CI/CD pipelines that save your future self.
Every hour spent setting up a proper CI/CD pipeline saves roughly forty hours of manual testing, broken deployments, and "it works on my machine" conversations over the life of a project. Here's how I set mine up.
I've deployed broken code to production exactly twice. Both times, the root cause was the same: I skipped the process because I was in a hurry. A quick hotfix, a "this is too small to break anything" change, a deploy straight from my laptop. Both times cost me a weekend. The pipeline I run today exists because of those weekends.
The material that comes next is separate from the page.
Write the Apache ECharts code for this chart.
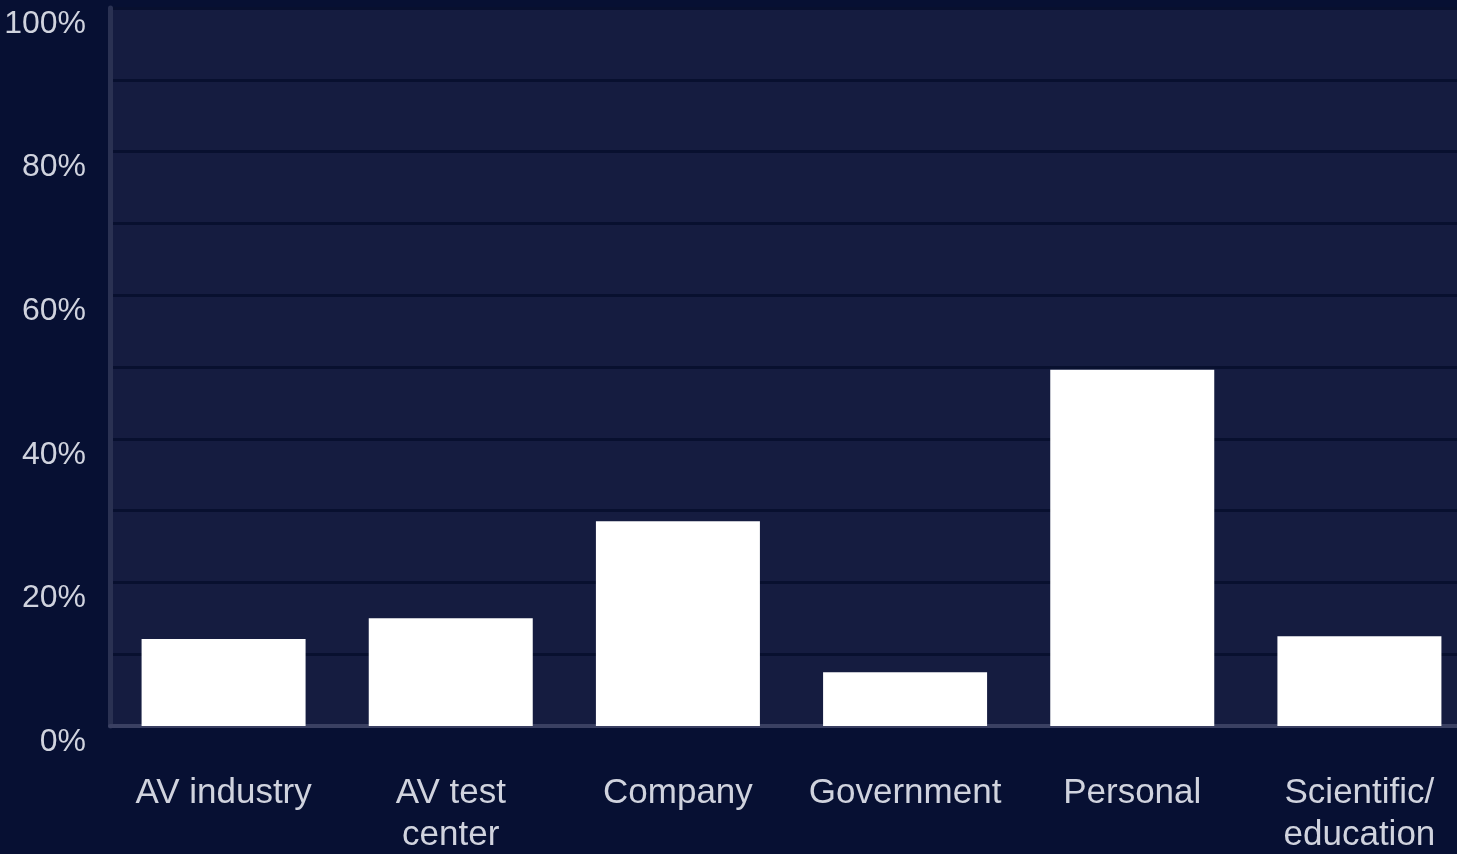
<!DOCTYPE html>
<html>
<head>
<meta charset="utf-8">
<script src="https://cdn.jsdelivr.net/npm/echarts@6/dist/echarts.min.js"></script>
<style>
  html, body { margin: 0; padding: 0; background: #071033; overflow: hidden; }
  #barChart { width: 1457px; height: 854px; }
</style>
</head>
<body>
<div id="barChart"></div>
<script>
// categories and shares (percent)
const categories = ['AV industry', 'AV test\ncenter', 'Company', 'Government', 'Personal', 'Scientific/\neducation']
const shares = [12.1, 15.0, 28.5, 7.5, 49.6, 12.5]
const yTicks = [0, 20, 40, 60, 80, 100]

const labelFont = '"Liberation Sans Narrow", "Arial Narrow", "Liberation Sans", Arial, sans-serif'

const chart = echarts.init(document.getElementById('barChart'))
chart.setOption({
  backgroundColor: '#071033',
  animation: false,
  grid: {
    show: true,
    backgroundColor: '#151c40',
    borderWidth: 0,
    left: 110,
    right: -16,
    top: 8,
    bottom: 128,
    outerBoundsMode: 'none',
    containLabel: false
  },
  xAxis: {
    type: 'category',
    data: categories,
    axisLine: {
      show: true,
      lineStyle: { color: '#3a4062', width: 4 }
    },
    axisTick: { show: false },
    axisLabel: {
      color: '#d0d3de',
      fontFamily: labelFont,
      fontSize: 35,
      lineHeight: 42,
      margin: 46,
      interval: 0
    }
  },
  yAxis: {
    type: 'value',
    min: yTicks[0],
    max: yTicks[yTicks.length - 1],
    interval: 20,
    axisLine: {
      show: true,
      lineStyle: { color: '#2a3152', width: 5 }
    },
    axisTick: { show: false },
    axisLabel: {
      color: '#d0d3de',
      fontFamily: labelFont,
      fontSize: 32,
      margin: 24,
      verticalAlign: 'top',
      formatter: (v) => (yTicks.includes(v) ? v + '%' : '')
    },
    splitLine: {
      show: true,
      lineStyle: { color: '#08102f', width: 3 }
    },
    minorTick: { show: false, splitNumber: 2 },
    minorSplitLine: {
      show: true,
      lineStyle: { color: '#08102f', width: 3 }
    }
  },
  series: [
    {
      type: 'bar',
      data: shares,
      barWidth: 164,
      itemStyle: { color: '#ffffff' }
    }
  ]
})
</script>
</body>
</html>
Why GitHub Actions over everything else
There are dozens of CI/CD tools, and most of them are perfectly fine. I use GitHub Actions for a simple, pragmatic reason: it lives where my code already lives. Free for public repos, generous for private ones. The configuration is YAML-based and version-controlled alongside your code — no separate dashboards, no third-party accounts to manage.
The GitHub Marketplace has thousands of pre-built actions for nearly any task you can think of. And the deep GitHub integration — PR checks, deployment statuses, environment protection rules — means your pipeline and your workflow are a single thing, not two systems you're stitching together. For most web projects, it's the pragmatic choice.
The four-stage pipeline
Every pipeline I set up follows the same four stages, in order:
- Lint — ESLint, Prettier. Catch style issues and formatting inconsistencies before anyone has to think about them in code review.
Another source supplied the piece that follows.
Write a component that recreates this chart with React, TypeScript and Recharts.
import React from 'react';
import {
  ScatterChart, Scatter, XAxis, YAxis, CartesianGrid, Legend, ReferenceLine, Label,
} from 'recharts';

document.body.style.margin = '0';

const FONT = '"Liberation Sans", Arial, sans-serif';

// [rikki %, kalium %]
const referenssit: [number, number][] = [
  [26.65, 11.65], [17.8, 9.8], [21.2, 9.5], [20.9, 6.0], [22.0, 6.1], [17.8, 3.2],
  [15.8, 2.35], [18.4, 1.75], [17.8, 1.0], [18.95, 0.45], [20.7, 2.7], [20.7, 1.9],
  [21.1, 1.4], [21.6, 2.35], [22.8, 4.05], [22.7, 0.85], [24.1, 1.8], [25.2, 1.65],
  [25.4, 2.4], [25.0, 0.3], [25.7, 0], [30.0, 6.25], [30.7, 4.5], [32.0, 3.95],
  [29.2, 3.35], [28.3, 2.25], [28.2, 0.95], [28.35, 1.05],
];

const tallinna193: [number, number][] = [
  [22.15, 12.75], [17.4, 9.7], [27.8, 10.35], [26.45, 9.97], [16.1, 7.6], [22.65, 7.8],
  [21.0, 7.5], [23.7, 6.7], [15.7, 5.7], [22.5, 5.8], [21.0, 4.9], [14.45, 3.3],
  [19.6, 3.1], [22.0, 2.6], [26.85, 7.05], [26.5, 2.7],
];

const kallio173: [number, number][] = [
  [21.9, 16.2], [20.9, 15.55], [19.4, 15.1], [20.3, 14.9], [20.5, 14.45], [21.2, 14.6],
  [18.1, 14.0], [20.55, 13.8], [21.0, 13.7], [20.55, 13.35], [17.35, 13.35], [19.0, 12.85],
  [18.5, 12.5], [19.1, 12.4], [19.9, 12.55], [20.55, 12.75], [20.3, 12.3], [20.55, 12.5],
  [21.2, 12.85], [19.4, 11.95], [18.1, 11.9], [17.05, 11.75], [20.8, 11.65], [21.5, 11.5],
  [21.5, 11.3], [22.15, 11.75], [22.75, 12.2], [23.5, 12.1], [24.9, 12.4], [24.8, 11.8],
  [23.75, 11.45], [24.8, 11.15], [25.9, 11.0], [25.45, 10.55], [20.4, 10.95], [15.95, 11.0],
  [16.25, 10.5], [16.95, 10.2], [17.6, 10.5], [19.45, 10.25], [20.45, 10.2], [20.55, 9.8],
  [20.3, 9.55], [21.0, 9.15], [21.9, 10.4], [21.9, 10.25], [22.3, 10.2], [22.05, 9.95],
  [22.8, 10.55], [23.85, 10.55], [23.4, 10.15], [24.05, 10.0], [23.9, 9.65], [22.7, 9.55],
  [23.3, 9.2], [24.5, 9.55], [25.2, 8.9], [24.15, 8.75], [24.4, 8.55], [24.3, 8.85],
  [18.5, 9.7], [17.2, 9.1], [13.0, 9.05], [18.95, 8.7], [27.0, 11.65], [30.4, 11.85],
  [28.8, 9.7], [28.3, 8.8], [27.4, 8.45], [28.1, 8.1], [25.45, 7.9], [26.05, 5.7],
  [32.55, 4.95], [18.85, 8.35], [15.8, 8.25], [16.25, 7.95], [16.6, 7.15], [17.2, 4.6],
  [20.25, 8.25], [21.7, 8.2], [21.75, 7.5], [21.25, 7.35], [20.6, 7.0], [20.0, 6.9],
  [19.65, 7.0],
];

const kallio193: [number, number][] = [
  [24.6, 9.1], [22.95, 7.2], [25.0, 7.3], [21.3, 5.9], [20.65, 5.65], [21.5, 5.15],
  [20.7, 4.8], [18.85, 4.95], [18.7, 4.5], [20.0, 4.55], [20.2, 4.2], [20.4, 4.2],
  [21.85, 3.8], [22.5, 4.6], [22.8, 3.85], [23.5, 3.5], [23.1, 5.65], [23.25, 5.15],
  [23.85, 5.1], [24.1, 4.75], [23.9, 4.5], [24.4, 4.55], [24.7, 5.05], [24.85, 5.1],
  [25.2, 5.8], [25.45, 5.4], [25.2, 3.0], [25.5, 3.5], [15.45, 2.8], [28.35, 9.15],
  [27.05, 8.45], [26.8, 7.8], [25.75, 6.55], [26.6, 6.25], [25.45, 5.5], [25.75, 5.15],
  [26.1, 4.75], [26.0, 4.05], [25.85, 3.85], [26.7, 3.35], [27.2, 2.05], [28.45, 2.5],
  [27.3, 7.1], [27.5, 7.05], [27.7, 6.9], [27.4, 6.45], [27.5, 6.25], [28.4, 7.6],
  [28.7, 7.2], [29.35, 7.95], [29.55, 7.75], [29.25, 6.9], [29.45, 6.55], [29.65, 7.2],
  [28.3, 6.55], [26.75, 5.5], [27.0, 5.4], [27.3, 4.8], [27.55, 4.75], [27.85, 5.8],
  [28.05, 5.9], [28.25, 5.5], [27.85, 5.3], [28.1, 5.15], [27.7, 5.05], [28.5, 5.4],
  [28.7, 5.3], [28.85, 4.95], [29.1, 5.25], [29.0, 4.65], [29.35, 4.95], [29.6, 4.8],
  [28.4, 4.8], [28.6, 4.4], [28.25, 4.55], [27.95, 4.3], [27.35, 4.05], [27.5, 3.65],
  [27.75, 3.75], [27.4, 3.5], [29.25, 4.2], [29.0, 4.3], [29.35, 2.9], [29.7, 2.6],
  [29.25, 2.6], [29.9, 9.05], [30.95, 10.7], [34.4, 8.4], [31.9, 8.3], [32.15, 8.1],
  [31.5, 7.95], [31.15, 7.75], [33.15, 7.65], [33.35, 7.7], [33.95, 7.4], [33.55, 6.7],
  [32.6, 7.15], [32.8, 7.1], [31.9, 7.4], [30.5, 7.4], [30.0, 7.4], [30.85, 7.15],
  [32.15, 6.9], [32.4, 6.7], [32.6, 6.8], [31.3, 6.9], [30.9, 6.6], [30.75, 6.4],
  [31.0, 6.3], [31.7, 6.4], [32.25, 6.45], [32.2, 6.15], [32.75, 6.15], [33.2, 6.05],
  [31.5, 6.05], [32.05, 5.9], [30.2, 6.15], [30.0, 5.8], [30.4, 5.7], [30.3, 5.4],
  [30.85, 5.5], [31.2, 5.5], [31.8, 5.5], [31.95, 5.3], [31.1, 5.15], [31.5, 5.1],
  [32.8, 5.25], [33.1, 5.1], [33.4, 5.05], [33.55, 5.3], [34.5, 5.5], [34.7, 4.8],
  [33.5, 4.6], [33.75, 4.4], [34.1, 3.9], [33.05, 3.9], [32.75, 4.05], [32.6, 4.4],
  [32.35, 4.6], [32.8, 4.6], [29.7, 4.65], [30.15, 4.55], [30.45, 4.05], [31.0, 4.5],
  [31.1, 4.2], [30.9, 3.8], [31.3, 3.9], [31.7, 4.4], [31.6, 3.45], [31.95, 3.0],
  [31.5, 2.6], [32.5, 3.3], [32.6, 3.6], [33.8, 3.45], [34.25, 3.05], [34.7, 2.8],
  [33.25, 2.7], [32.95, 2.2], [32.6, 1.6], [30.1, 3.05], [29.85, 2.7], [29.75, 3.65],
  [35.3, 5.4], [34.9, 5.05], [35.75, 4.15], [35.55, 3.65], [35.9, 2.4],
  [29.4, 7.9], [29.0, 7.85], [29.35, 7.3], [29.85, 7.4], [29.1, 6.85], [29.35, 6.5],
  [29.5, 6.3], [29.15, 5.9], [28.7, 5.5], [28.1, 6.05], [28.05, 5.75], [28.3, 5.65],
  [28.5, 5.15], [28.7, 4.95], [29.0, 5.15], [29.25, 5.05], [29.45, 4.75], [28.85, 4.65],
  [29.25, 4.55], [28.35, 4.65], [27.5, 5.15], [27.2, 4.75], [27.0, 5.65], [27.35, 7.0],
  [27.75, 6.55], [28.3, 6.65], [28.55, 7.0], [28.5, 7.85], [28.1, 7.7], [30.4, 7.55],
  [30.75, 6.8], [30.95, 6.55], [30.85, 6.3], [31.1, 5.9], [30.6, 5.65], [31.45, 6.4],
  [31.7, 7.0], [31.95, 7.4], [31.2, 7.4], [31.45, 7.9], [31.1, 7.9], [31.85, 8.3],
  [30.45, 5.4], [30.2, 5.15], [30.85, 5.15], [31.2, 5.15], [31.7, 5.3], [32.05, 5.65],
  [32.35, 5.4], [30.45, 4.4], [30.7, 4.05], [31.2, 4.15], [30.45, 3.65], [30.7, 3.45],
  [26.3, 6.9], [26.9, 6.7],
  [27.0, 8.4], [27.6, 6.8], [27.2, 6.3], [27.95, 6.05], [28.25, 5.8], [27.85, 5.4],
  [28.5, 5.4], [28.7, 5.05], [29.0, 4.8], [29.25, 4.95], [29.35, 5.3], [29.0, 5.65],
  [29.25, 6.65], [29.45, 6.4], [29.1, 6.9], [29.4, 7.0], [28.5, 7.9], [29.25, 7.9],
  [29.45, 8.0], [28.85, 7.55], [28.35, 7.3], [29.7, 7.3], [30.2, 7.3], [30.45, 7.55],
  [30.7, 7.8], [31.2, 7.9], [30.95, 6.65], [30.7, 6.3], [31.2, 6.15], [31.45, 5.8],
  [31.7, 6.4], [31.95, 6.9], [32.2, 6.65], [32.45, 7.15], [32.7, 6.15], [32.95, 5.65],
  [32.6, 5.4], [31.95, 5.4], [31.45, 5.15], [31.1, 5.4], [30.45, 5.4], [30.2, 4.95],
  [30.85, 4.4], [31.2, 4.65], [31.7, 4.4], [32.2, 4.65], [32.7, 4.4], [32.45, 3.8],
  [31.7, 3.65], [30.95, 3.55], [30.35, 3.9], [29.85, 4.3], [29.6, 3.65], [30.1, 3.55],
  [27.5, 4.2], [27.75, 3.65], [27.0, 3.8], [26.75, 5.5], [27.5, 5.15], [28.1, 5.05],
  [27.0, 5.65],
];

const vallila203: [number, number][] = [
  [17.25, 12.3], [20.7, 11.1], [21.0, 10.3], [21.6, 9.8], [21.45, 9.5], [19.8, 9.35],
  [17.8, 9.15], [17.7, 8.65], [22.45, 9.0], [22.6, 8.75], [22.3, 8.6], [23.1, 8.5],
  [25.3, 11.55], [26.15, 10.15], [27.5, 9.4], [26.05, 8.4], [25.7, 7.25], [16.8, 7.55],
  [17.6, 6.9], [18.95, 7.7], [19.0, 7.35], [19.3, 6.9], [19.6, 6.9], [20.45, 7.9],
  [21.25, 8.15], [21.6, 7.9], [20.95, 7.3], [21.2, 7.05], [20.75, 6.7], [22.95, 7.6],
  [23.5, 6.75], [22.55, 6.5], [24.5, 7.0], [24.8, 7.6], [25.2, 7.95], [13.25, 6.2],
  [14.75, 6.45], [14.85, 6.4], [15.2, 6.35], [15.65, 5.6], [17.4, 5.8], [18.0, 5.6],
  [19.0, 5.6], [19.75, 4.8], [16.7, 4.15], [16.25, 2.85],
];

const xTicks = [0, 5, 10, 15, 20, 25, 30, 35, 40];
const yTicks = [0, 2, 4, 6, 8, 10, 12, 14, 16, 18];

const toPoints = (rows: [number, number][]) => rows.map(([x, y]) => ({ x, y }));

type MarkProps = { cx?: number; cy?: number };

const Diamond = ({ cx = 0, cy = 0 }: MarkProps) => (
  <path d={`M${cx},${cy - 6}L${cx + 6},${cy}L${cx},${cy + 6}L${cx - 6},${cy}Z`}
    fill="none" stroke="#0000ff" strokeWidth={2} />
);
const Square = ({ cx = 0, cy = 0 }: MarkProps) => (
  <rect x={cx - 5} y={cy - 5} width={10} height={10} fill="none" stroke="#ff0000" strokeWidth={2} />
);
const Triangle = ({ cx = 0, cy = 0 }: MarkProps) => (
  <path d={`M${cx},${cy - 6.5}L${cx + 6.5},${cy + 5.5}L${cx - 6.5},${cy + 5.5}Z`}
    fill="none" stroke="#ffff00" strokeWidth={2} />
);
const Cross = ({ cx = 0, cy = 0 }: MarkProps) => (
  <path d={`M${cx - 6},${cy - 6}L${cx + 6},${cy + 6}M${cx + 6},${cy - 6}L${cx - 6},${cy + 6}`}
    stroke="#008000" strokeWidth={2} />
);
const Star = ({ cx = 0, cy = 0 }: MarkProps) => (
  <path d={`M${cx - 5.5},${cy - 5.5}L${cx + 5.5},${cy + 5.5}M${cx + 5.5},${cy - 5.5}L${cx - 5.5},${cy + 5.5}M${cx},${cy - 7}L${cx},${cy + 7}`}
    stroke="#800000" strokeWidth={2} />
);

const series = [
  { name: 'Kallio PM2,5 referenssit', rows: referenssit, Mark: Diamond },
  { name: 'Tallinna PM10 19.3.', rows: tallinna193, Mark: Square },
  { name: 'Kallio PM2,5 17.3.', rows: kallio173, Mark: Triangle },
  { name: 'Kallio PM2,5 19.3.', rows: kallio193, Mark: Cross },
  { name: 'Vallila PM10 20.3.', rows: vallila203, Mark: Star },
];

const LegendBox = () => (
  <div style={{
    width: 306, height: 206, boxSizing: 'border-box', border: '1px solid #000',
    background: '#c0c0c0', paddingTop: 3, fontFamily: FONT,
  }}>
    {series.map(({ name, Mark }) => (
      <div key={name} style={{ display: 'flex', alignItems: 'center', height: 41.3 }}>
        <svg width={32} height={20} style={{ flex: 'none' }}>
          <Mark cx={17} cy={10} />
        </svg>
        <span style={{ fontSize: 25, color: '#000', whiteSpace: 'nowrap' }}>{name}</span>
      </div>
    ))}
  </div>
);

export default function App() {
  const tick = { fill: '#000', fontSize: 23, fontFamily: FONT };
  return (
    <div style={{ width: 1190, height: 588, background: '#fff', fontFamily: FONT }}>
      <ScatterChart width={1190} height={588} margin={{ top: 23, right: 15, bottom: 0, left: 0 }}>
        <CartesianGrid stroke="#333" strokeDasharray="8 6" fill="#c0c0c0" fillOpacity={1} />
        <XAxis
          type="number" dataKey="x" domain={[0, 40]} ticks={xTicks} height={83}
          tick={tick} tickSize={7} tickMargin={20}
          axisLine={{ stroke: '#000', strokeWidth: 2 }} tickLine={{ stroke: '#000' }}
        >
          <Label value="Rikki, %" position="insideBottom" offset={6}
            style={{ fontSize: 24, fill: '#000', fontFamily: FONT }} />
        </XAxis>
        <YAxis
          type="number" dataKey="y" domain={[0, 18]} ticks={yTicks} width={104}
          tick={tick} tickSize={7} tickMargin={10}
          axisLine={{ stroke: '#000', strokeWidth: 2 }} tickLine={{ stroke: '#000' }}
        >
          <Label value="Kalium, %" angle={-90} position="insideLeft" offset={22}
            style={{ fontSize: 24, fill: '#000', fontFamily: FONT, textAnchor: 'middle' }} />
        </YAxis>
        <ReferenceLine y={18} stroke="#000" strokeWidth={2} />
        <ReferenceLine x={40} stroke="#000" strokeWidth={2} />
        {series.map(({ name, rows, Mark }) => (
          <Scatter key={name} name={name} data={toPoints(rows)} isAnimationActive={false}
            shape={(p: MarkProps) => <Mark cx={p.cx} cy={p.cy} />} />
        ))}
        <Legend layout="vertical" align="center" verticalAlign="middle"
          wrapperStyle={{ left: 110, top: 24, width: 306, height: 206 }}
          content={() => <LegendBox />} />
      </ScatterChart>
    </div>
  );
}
- Type check — The TypeScript compiler. Catch type errors that would otherwise surface as runtime bugs in production.
- Test — Unit and integration tests. Catch logic errors, regressions, and broken contracts between modules.
- Build — A full production build. Catch build errors, missing imports, and environment-specific issues.
If any stage fails, the PR can't merge. Period. Each stage runs in parallel where possible, so the total pipeline time is the duration of the slowest stage, not the sum of all four.
Preview deployments for every PR
This is the single highest-leverage practice I've adopted. Every pull request gets deployed to a unique preview URL — whether you're using Vercel, Netlify, or a custom solution. Reviewers can see the actual change rendered in a browser, not just the diff in GitHub.
Product managers can approve visual changes. Designers can catch spacing issues. QA can test edge cases on a real environment. This single practice eliminates 80% of "that's not what I expected" conversations. The cost is nearly zero. The return is enormous.
Environment variables and secrets
Never commit secrets. This sounds obvious, but I've reviewed enough repos to
know it isn't. Use GitHub Secrets for API keys, tokens, and credentials.
Separate your environments clearly: dev, staging,
production.
Use environment protection rules for production deployments. Require manual approval for production releases — an extra click that forces a human to consciously say "yes, this should go live." It's a small friction that prevents large disasters.
Caching and speed
Cache node_modules between runs. Cache your Next.js build output.
Use actions/cache or the built-in npm caching that GitHub Actions
provides. These are small configuration changes that can cut your pipeline time
in half.
A 10-minute pipeline that could be 3 minutes is a tax on every PR. It's a tax on every developer, every day. Fast pipelines get used. Slow pipelines get bypassed. And a bypassed pipeline is worse than no pipeline at all, because it creates a false sense of security.
The CI pipeline is the last honest reviewer on your team. It doesn't get tired, it doesn't skip steps, and it doesn't approve things out of politeness.
Closing thought
A good CI/CD pipeline isn't infrastructure — it's culture. It encodes your team's quality standards into an automated process that runs 24/7. It doesn't take days off. It doesn't have a bad morning. It applies the same rigor to a one-line typo fix and a thousand-line refactor.
Build it once, maintain it quarterly, and trust it always. The hour you spend today will pay you back forty times over. And more importantly, it'll save your future self from a weekend they'd rather spend doing literally anything else.